In Alaska, anyone can vote by internet if they ask. The quote from the New Jersey page above indicates that they will accept emailed images of mail-in ballots for military or overseas voters. Utah's Salt Lake County Clerk will be using a new law in that state to allow the disabled to vote by email. Iowa Democratic officials have raised internet voting as a way of boosting turnout of those too lazy to show up, but for now the experiments seem mostly limited to the disabled, military, and others with a good excuse. Many of these allowances for military and overseas voters are pursuant to the Federal Uniformed and Overseas Citizens Absentee Voting Act.

The whole issue of security in voting is highly controversial even without bringing computers and the internet into it. Merely asking for identification is considered racist by many. But voting over the internet increases the possibility for fraud by many orders of magnitude, and those committing the fraud could be halfway around the world.

edison-vote-recorder
Thomas Edison's first patent, #90,646 in 1869, was for an "electrographic" vote-counting device. It was never used (Image: Rutgers University; The Thomas Edison Papers)

Speaking of around the world, Estonia is the current poster child for electronic voting.
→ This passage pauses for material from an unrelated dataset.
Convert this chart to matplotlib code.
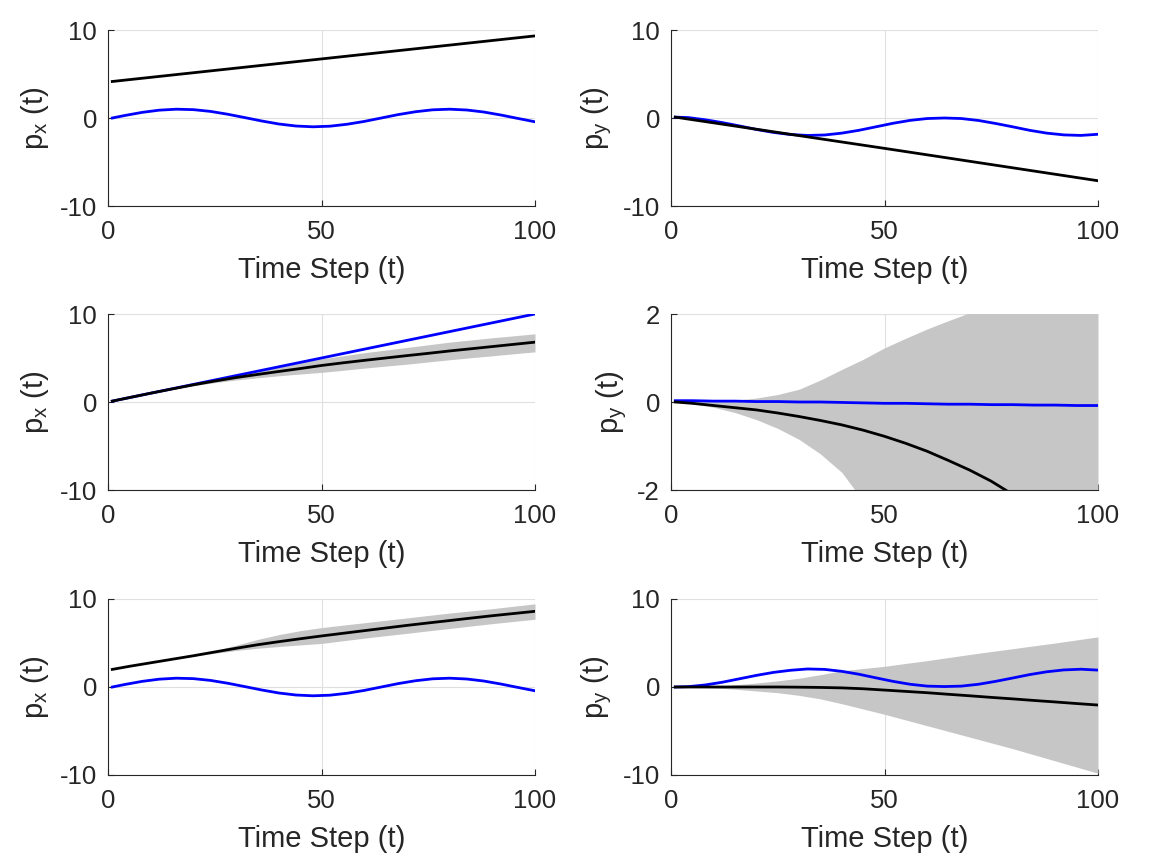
import numpy as np
import matplotlib.pyplot as plt

plt.rcParams['font.family'] = ['Liberation Sans', 'DejaVu Sans']
plt.rcParams['mathtext.default'] = 'regular'
plt.rcParams['axes.unicode_minus'] = False

# time steps used for the wavy blue curves
t_wave = [1, 4, 8, 12, 16, 20, 24, 28, 32, 36, 40, 44, 48, 52,
          56, 60, 64, 68, 72, 76, 80, 84, 88, 92, 96, 100]
# time steps used for the black estimates and grey bands
t_est = [1, 5, 10, 15, 20, 25, 30, 35, 40, 45, 50, 55, 60, 65, 70,
         75, 80, 85, 90, 95, 100]

# px, true trajectory (rows 1 and 3)
px_true_wave = [0.0, 0.29, 0.64, 0.89, 1.0, 0.95, 0.75, 0.43, 0.05, -0.34,
                -0.68, -0.91, -1.0, -0.93, -0.71, -0.39, 0.0, 0.39, 0.71,
                0.93, 1.0, 0.91, 0.68, 0.34, -0.05, -0.43]
# py, true trajectory (row 3) ; row 1 is roughly its negative
py_true_wave = [0.0, 0.04, 0.23, 0.54, 0.93, 1.32, 1.66, 1.90, 2.05, 2.0,
                1.78, 1.45, 1.04, 0.64, 0.31, 0.1, 0.05, 0.1, 0.31, 0.64,
                1.02, 1.41, 1.73, 1.94, 2.02, 1.92]
py_row1_wave = [0.1, 0.05, -0.2, -0.52, -0.9, -1.3, -1.64, -1.88, -1.98,
                -1.93, -1.72, -1.4, -1.0, -0.6, -0.27, -0.06, 0.0, -0.06,
                -0.28, -0.62, -1.0, -1.4, -1.72, -1.92, -1.98, -1.85]

# row 1 black
px_row1_est_t = [1, 100]
px_row1_est = [4.15, 9.33]
py_row1_est_t = [1, 50, 100]
py_row1_est = [0.1, -3.45, -7.13]

# row 2
px_row2_true = [0.1, 0.5, 1.0, 1.5, 2.0, 2.5, 3.0, 3.5, 4.0, 4.5, 5.0,
                5.5, 6.0, 6.5, 7.0, 7.5, 8.0, 8.5, 9.0, 9.5, 10.0]
px_row2_est = [0.1, 0.5, 1.0, 1.48, 1.95, 2.38, 2.78, 3.13, 3.47, 3.8, 4.15,
               4.45, 4.73, 5.0, 5.27, 5.53, 5.8, 6.05, 6.3, 6.55, 6.8]
px_row2_hi = [0.1, 0.5, 1.0, 1.5, 1.98, 2.45, 2.95, 3.45, 3.95, 4.45, 4.9,
              5.25, 5.6, 5.9, 6.2, 6.5, 6.8, 7.05, 7.3, 7.52, 7.75]
px_row2_lo = [0.1, 0.5, 1.0, 1.45, 1.85, 2.2, 2.5, 2.75, 2.98, 3.18, 3.37,
              3.6, 3.85, 4.08, 4.3, 4.55, 4.8, 5.03, 5.25, 5.48, 5.7]

py_row2_true = [0.03, 0.03, 0.02, 0.02, 0.01, 0.01, 0.0, 0.0, -0.01, -0.02,
                -0.03, -0.03, -0.04, -0.05, -0.05, -0.06, -0.06, -0.07,
                -0.07, -0.08, -0.08]
py_row2_est = [0.0, -0.03, -0.08, -0.13, -0.18, -0.25, -0.33, -0.42, -0.52,
               -0.64, -0.78, -0.94, -1.12, -1.33, -1.55, -1.8, -2.1, -2.45,
               -2.85, -3.25, -3.7]
py_row2_hi = [0.0, 0.01, 0.02, 0.04, 0.09, 0.17, 0.29, 0.5, 0.74, 0.97,
              1.23, 1.45, 1.66, 1.85, 2.03, 2.2, 2.4, 2.6, 2.8, 3.0, 3.2]
py_row2_lo = [0.0, -0.04, -0.12, -0.24, -0.4, -0.6, -0.85, -1.18, -1.6,
              -2.25, -3.0, -3.7, -4.4, -5.0, -5.6, -6.2, -6.9, -7.5, -8.1,
              -8.8, -9.5]

# row 3
px_row3_est = [2.0, 2.35, 2.75, 3.15, 3.55, 3.98, 4.4, 4.8, 5.15, 5.48, 5.8,
               6.1, 6.4, 6.7, 7.0, 7.28, 7.55, 7.83, 8.1, 8.35, 8.6]
px_row3_hi = [2.0, 2.35, 2.75, 3.15, 3.6, 4.15, 4.75, 5.4, 5.95, 6.4, 6.75,
              7.03, 7.3, 7.58, 7.85, 8.13, 8.4, 8.65, 8.9, 9.18, 9.45]
px_row3_lo = [2.0, 2.35, 2.75, 3.15, 3.5, 3.83, 4.15, 4.4, 4.6, 4.78, 4.95,
              5.25, 5.55, 5.83, 6.1, 6.38, 6.65, 6.93, 7.2, 7.45, 7.7]

py_row3_est = [0.0, 0.0, 0.0, 0.0, 0.0, 0.0, -0.02, -0.05, -0.1, -0.2,
               -0.35, -0.5, -0.65, -0.83, -1.0, -1.18, -1.35, -1.53, -1.7,
               -1.88, -2.05]
py_row3_hi = [0.0, 0.02, 0.08, 0.25, 0.45, 0.7, 1.0, 1.4, 1.85, 2.1, 2.35,
              2.68, 3.0, 3.35, 3.7, 4.03, 4.35, 4.68, 5.0, 5.35, 5.7]
py_row3_lo = [0.0, -0.02, -0.1, -0.25, -0.45, -0.65, -0.95, -1.35, -1.9,
              -2.5, -3.1, -3.75, -4.4, -5.05, -5.7, -6.35, -7.0, -7.7, -8.4,
              -9.1, -9.8]

dark = (0.15, 0.15, 0.15)
grey_fill = '#c6c6c6'
fig_w, fig_h = 1164, 867


def style_axes(ax, ylim, yticks, ylabel):
    ax.set_xlim(0, 100)
    ax.set_ylim(ylim)
    ax.set_xticks([0, 50, 100])
    ax.set_yticks(yticks)
    ax.grid(True, color='#dfdfdf', linewidth=0.8)
    ax.set_axisbelow(True)
    for side in ['top', 'right']:
        ax.spines[side].set_visible(False)
    for side in ['left', 'bottom']:
        ax.spines[side].set_color(dark)
        ax.spines[side].set_linewidth(0.8)
    ax.tick_params(direction='in', length=4, width=0.8, colors=dark,
                   labelsize=18.5, pad=8)
    ax.tick_params(axis='x', pad=10)
    ax.set_xlabel('Time Step (t)', fontsize=21, color=dark, labelpad=9)
    ax.set_ylabel(ylabel, fontsize=21, color=dark, labelpad=6)


def add_axes(fig, left_px, top_px):
    w = 427 / fig_w
    h = 176 / fig_h
    return fig.add_axes([left_px / fig_w, 1 - (top_px + 176) / fig_h, w, h])


fig = plt.figure(figsize=(fig_w / 100, fig_h / 100), dpi=100)
lefts = [108, 671]
tops = [30, 314, 599]

# row 1
ax = add_axes(fig, lefts[0], tops[0])
ax.plot(t_wave, px_true_wave, color='blue', lw=2)
ax.plot(px_row1_est_t, px_row1_est, color='black', lw=2)
style_axes(ax, (-10, 10), [-10, 0, 10], r'p$_x$ (t)')

ax = add_axes(fig, lefts[1], tops[0])
ax.plot(t_wave, py_row1_wave, color='blue', lw=2)
ax.plot(py_row1_est_t, py_row1_est, color='black', lw=2)
style_axes(ax, (-10, 10), [-10, 0, 10], r'p$_y$ (t)')

# row 2
ax = add_axes(fig, lefts[0], tops[1])
ax.fill_between(t_est, px_row2_lo, px_row2_hi, color=grey_fill, lw=0)
ax.plot(t_est, px_row2_true, color='blue', lw=2)
ax.plot(t_est, px_row2_est, color='black', lw=2)
style_axes(ax, (-10, 10), [-10, 0, 10], r'p$_x$ (t)')

ax = add_axes(fig, lefts[1], tops[1])
ax.fill_between(t_est, py_row2_lo, py_row2_hi, color=grey_fill, lw=0)
ax.plot(t_est, py_row2_true, color='blue', lw=2)
ax.plot(t_est, py_row2_est, color='black', lw=2)
style_axes(ax, (-2, 2), [-2, 0, 2], r'p$_y$ (t)')

# row 3
ax = add_axes(fig, lefts[0], tops[2])
ax.fill_between(t_est, px_row3_lo, px_row3_hi, color=grey_fill, lw=0)
ax.plot(t_wave, px_true_wave, color='blue', lw=2)
ax.plot(t_est, px_row3_est, color='black', lw=2)
style_axes(ax, (-10, 10), [-10, 0, 10], r'p$_x$ (t)')

ax = add_axes(fig, lefts[1], tops[2])
ax.fill_between(t_est, py_row3_lo, py_row3_hi, color=grey_fill, lw=0)
ax.plot(t_wave, py_true_wave, color='blue', lw=2)
ax.plot(t_est, py_row3_est, color='black', lw=2)
style_axes(ax, (-10, 10), [-10, 0, 10], r'p$_y$ (t)')

fig.savefig('out.png', dpi=100)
Estonians at home and around the world can vote online using a national ID card, a smart card. Clearly a system of digital national IDs has no chance of being adopted in the US, but for all its sophistication, the Estonian system is still vulnerable to tampering according to recent research.

In one sense, voting does seem like the sort of thing that should be ideal for the internet. I'm reminded of Ross Perot's ridiculous notion of an "electronic town hall" that could actually replace representative government with direct democracy. I hope that the last 22 years of internet insecurity have shown us what a bad idea that would be.

The best thing you can say about most current online voting provisions is that the numbers of voters are probably small enough that any significant fraud would stand out. Maybe.

But if the goal is to increase participation by making voting easier and easier, then moving it online is just asking for trouble. I doubt there's a way to do it that would provide sufficient confidence. A 2011 study by NIST pretty much said the same.

In fact, it's easy to find research by people who understand computer security pointing out the considerable risks from internet voting. There are other people who would like to increase turnout no matter what and who are happy to declare that all technical problems can be worked out by the experts. Well, the experts have spoken: Internet voting is not and cannot be made secure with current technology.